I feel like it’s one thing if some modifications are made to make it flow more smoothly in English but it still has the same feel/overall meaning, and another if you’re just making up whatever. Like, could the speaker get massages whenever they want at home? Assuming they still live with their parents, sure. But that’s not what they’re saying. It’s at their parents’ business
That’s what I was thinking with the “at home/out of one’s home,” but I guess the business and home would technically still be separate in that sort of arrangement, wouldn’t it
Yeah, it’s not really clear from the Japanese whether it really is exactly run at home or not, but the sentence implies it’s a family run business. The exact location is unclear.
全般的に、犬は猫を怖がるものじゃないんですかね。
Dogs are generally scared of cats, aren’t they?
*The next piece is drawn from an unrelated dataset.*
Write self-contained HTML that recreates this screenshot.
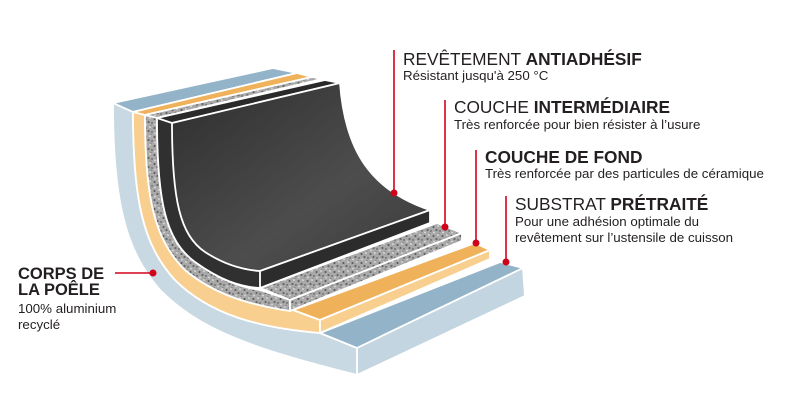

I don’t understand why this is supposed to mean “are, aren’t they?” instead of “aren’t afraid of cats, right?”. This might just be me lacking in nuance reading skills though.
In this case I would lean more towards WK’s translation. You often see じゃないですか used like this as a way of forming a tag question, so instead of treating it as a negation of the preceding phrase, I’d be more inclined to read it as a tag question.
It basically transliterates as “in general, as for dogs, cats scaring them is a thing, isn’t it?” where the tail (ものんですかね) is very literally “because that’s a thing, isn’t it?”. Even without the ね it’s inviting a positive agreement as an answer.
It’s just a thing in Japanese, you often ask questions as (paraphrasing) “is it not a thing that … ?” or “don’t you want to … ?”.
It’s not that odd; in English we often enough ask questions like “Shouldn’t you […]?”, “Isn’t that [neighbour’s cat in our flower bed]?”, … “Why don’t we go to the cinema tomorrow?”.